現在の「袈裟懸けの松」は代替わりしていて同じものではないのですが、池畔に建つ御松庵妙福寺の中に今もあります。

現代の写真家が、この名所江戸百景と同じ構図で写真を撮るという試みをしており、昔と今の比較がとても面白いので、興味のある方はこちらもご覧ください。

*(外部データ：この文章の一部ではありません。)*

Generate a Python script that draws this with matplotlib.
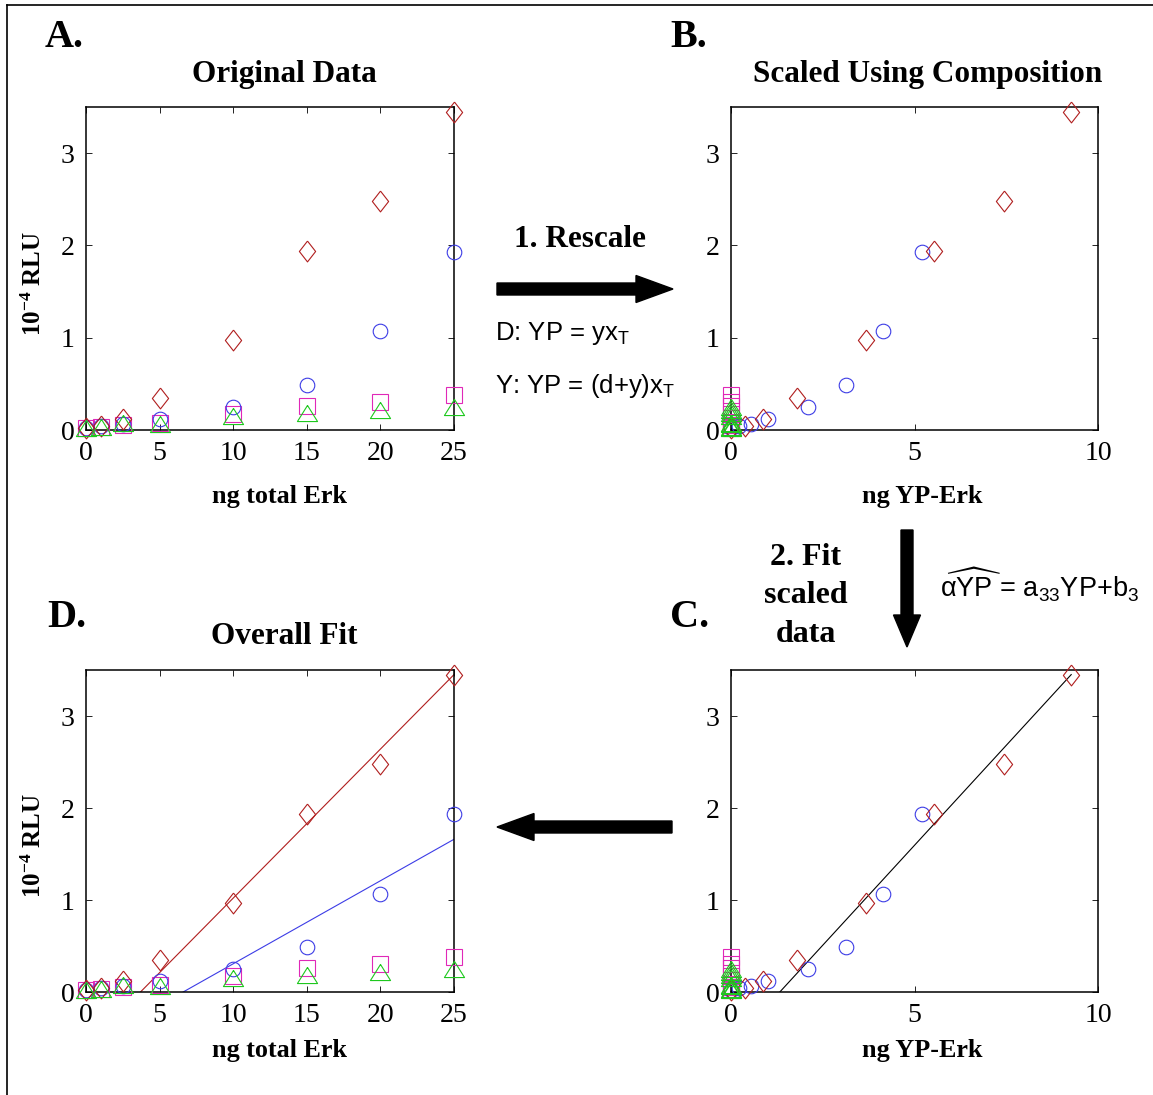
import numpy as np
import matplotlib
matplotlib.use('Agg')
import matplotlib.pyplot as plt
from matplotlib.patches import FancyArrow
from matplotlib.lines import Line2D

plt.rcParams['mathtext.fontset'] = 'custom'
plt.rcParams['mathtext.rm'] = 'Liberation Serif:bold'
plt.rcParams['mathtext.bf'] = 'Liberation Serif:bold'
plt.rcParams['mathtext.sf'] = 'Liberation Sans'
plt.rcParams['mathtext.it'] = 'Liberation Sans'

# ---- data ----
total_erk = [0, 1, 2.5, 5, 10, 15, 20, 25]

rlu_diamond = [0.02, 0.04, 0.12, 0.35, 0.97, 1.94, 2.48, 3.45]
rlu_circle = [0.02, 0.04, 0.07, 0.12, 0.25, 0.49, 1.07, 1.93]
rlu_square = [0.02, 0.03, 0.05, 0.08, 0.17, 0.26, 0.30, 0.38]
rlu_triangle = [0.02, 0.03, 0.08, 0.07, 0.15, 0.18, 0.22, 0.25]

# rescaled x (ng YP-Erk)
yp_diamond = [0.0, 0.38, 0.87, 1.80, 3.68, 5.53, 7.44, 9.27]
yp_circle = [0.0, 0.21, 0.55, 1.02, 2.10, 3.13, 4.14, 5.20]
yp_square = [0.0, 0.0, 0.0, 0.0, 0.0, 0.0, 0.0, 0.0]
yp_triangle = [0.0, 0.0, 0.0, 0.0, 0.0, 0.0, 0.0, 0.0]

# fitted lines (end points)
fit_c_x = [1.33, 9.27]
fit_c_y = [0.0, 3.45]
fit_d_red_x = [3.7, 25]
fit_d_red_y = [0.0, 3.45]
fit_d_blue_x = [6.6, 25]
fit_d_blue_y = [0.0, 1.66]

x_ticks_total = [0, 5, 10, 15, 20, 25]
x_ticks_yp = [0, 5, 10]
y_ticks = [0, 1, 2, 3]

RED = '#B01E1E'
BLUE = '#3C3CE6'
MAGENTA = '#E028B8'
GREEN = '#1EC81E'

diamond = [(0, 1), (0.78, 0), (0, -1), (-0.78, 0), (0, 1)]
triangle = [(0, 0.8), (1, -0.8), (-1, -0.8), (0, 0.8)]

W, H = 1153, 1095
fig = plt.figure(figsize=(W / 100, H / 100), dpi=100)

serif = 'Liberation Serif'
sans = 'Liberation Sans'


def box(px_left, px_top, px_right, px_bottom):
    return [px_left / W, 1 - px_bottom / H, (px_right - px_left) / W, (px_bottom - px_top) / H]


def scatter_all(ax, xd, xc, xs, xt):
    ax.plot(xs, rlu_square, ls='none', marker='s', ms=12, mfc='none', mec=MAGENTA, mew=0.8, clip_on=False, zorder=3)
    ax.plot(xt, rlu_triangle, ls='none', marker=triangle, ms=14.5, mfc='none', mec=GREEN, mew=0.8, clip_on=False, zorder=4)
    ax.plot(xc, rlu_circle, ls='none', marker='o', ms=10.5, mfc='none', mec=BLUE, mew=0.8, clip_on=False, zorder=3)
    ax.plot(xd, rlu_diamond, ls='none', marker=diamond, ms=15, mfc='none', mec=RED, mew=0.8, clip_on=False, zorder=3)


def style(ax, xmax, xticks):
    ax.set_xlim(0, xmax)
    ax.set_ylim(0, 3.5)
    ax.set_xticks(xticks)
    ax.set_yticks(y_ticks)
    ax.tick_params(direction='in', length=4, width=0.6, top=True, right=True,
                   labelsize=20, pad=8)
    for lab in ax.get_xticklabels() + ax.get_yticklabels():
        lab.set_family(serif)
    for sp in ax.spines.values():
        sp.set_linewidth(1.1)


axA = fig.add_axes(box(86, 107, 454, 430))
axB = fig.add_axes(box(731, 107, 1098, 430))
axD = fig.add_axes(box(86, 670, 454, 992))
axC = fig.add_axes(box(731, 670, 1098, 992))

scatter_all(axA, total_erk, total_erk, total_erk, total_erk)
style(axA, 25, x_ticks_total)

scatter_all(axB, yp_diamond, yp_circle, yp_square, yp_triangle)
style(axB, 10, x_ticks_yp)

scatter_all(axD, total_erk, total_erk, total_erk, total_erk)
axD.plot(fit_d_red_x, fit_d_red_y, color=RED, lw=0.8, zorder=2)
axD.plot(fit_d_blue_x, fit_d_blue_y, color=BLUE, lw=0.8, zorder=2)
style(axD, 25, x_ticks_total)

scatter_all(axC, yp_diamond, yp_circle, yp_square, yp_triangle)
axC.plot(fit_c_x, fit_c_y, color='black', lw=0.8, zorder=2)
style(axC, 10, x_ticks_yp)

# ---- overlay in pixel coordinates for labels and arrows ----
ov = fig.add_axes([0, 0, 1, 1], zorder=10)
ov.set_xlim(0, W)
ov.set_ylim(H, 0)
ov.axis('off')
ov.patch.set_visible(False)

bold = dict(family=serif, fontweight='bold')

ov.text(45, 47, 'A.', fontsize=29, ha='left', va='baseline', **bold)
ov.text(670, 47, 'B.', fontsize=29, ha='left', va='baseline', **bold)
ov.text(47, 627, 'D.', fontsize=29, ha='left', va='baseline', **bold)
ov.text(670, 627, 'C.', fontsize=29, ha='left', va='baseline', **bold)

ov.text(284, 82, 'Original Data', fontsize=22.5, ha='center', va='baseline', **bold)
ov.text(928, 82, 'Scaled Using Composition', fontsize=22.5, ha='center', va='baseline', **bold)
ov.text(284, 644, 'Overall Fit', fontsize=22.5, ha='center', va='baseline', **bold)

ov.text(280, 503, 'ng total Erk', fontsize=18.8, ha='center', va='baseline', **bold)
ov.text(922, 503, 'ng YP-Erk', fontsize=18.8, ha='center', va='baseline', **bold)
ov.text(280, 1057, 'ng total Erk', fontsize=18.8, ha='center', va='baseline', **bold)
ov.text(922, 1057, 'ng YP-Erk', fontsize=18.8, ha='center', va='baseline', **bold)

ylab = r'$\mathbf{10^{-4}}$ RLU'
ov.text(34, 283, ylab, fontsize=18, rotation=90, ha='center', va='center', **bold)
ov.text(34, 845, ylab, fontsize=18, rotation=90, ha='center', va='center', **bold)

ov.text(580, 247, '1. Rescale', fontsize=22.5, ha='center', va='baseline', **bold)
ov.text(495, 340, r'D: YP = yx$_\mathsf{T}$', fontsize=18.5, family=sans, ha='left', va='baseline')
ov.text(495, 393, r'Y: YP = (d+y)x$_\mathsf{T}$', fontsize=18.5, family=sans, ha='left', va='baseline')

ov.text(806, 565, '2. Fit', fontsize=23, ha='center', va='baseline', **bold)
ov.text(806, 603, 'scaled', fontsize=23, ha='center', va='baseline', **bold)
ov.text(806, 642, 'data', fontsize=23, ha='center', va='baseline', **bold)
ov.text(940, 598, r'$\widehat{\alpha YP}$ = a$_\mathsf{33}$YP+b$_\mathsf{3}$', fontsize=19.5,
        family=sans, ha='left', va='baseline')

# arrows
ov.add_patch(FancyArrow(497, 289, 176, 0, width=12, head_width=27, head_length=37,
                        length_includes_head=True, color='black'))
ov.add_patch(FancyArrow(907, 530, 0, 117, width=12, head_width=27, head_length=32,
                        length_includes_head=True, color='black'))
ov.add_patch(FancyArrow(672, 827, -175, 0, width=12, head_width=27, head_length=37,
                        length_includes_head=True, color='black'))

# frame lines on top and left
ov.add_line(Line2D([7, W], [5, 5], color='black', lw=1.2))
ov.add_line(Line2D([7, 7], [5, H], color='black', lw=1.2))

fig.savefig('out.png', dpi=100)
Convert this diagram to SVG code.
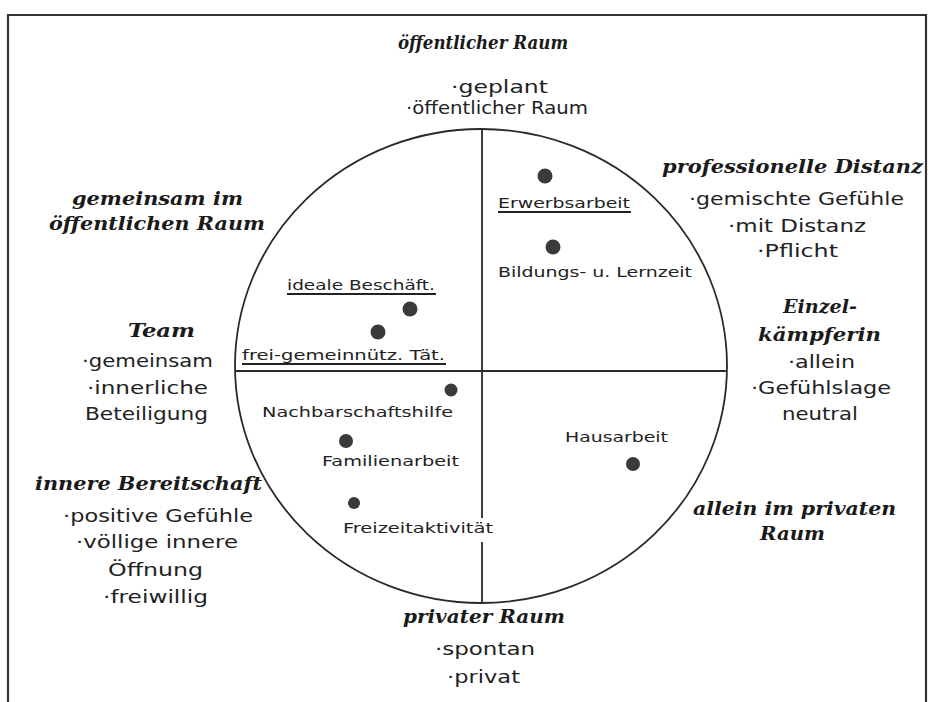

絵の構図を探しながら、お散歩するというのも風流ではないでしょうか?

ちなみに、広重は第80景『金杉橋芝浦』で池上本門寺の「お会式法要」に向かう参詣客の絵も描いています。

川瀬巴水が描く五重塔と洗足池

もう一人、大正から昭和にかけて活躍した版画絵師・川瀬巴水も紹介したいと思います。江戸から明治になって衰退してしまった浮世絵版画の復興を目指して精力的に画業に取り組んだ絵師で、日本的な美しい風景画を得意とし「 旅情詩人 」「 昭和の広重 」と呼ばれています。

巴水は、昭和2年に大田区内に住み始め、戦時下をのぞき、晩年までずっと馬込や上池上で暮らしていました。そのため、池上本門寺や洗足池の絵を数多く残しています。

『洗足池乃残雪』

『池上本門寺の塔』

川瀬巴水については、大田区立郷土博物館の学芸員によるコラム(全15回)がありますので、より詳しく知りたい方はこちらをご覧ください。

お花見しながら歴史やアートに触れる

桜のお花見というと、大勢でワイワイ楽しむというのも楽しいですが、ふらりと出かけて、ゆっくり花をめでるというソロ活もいいですよね。そんな時は、テーマがあるとより豊かな時間が過ごせるのではないでしょうか?

池上本門寺と洗足池は都心からもアクセスがしやすく、思い立ったらすぐ行ける場所なので、歴史やアートに触れながら、のんびりと春の休日を過ごしてみてください。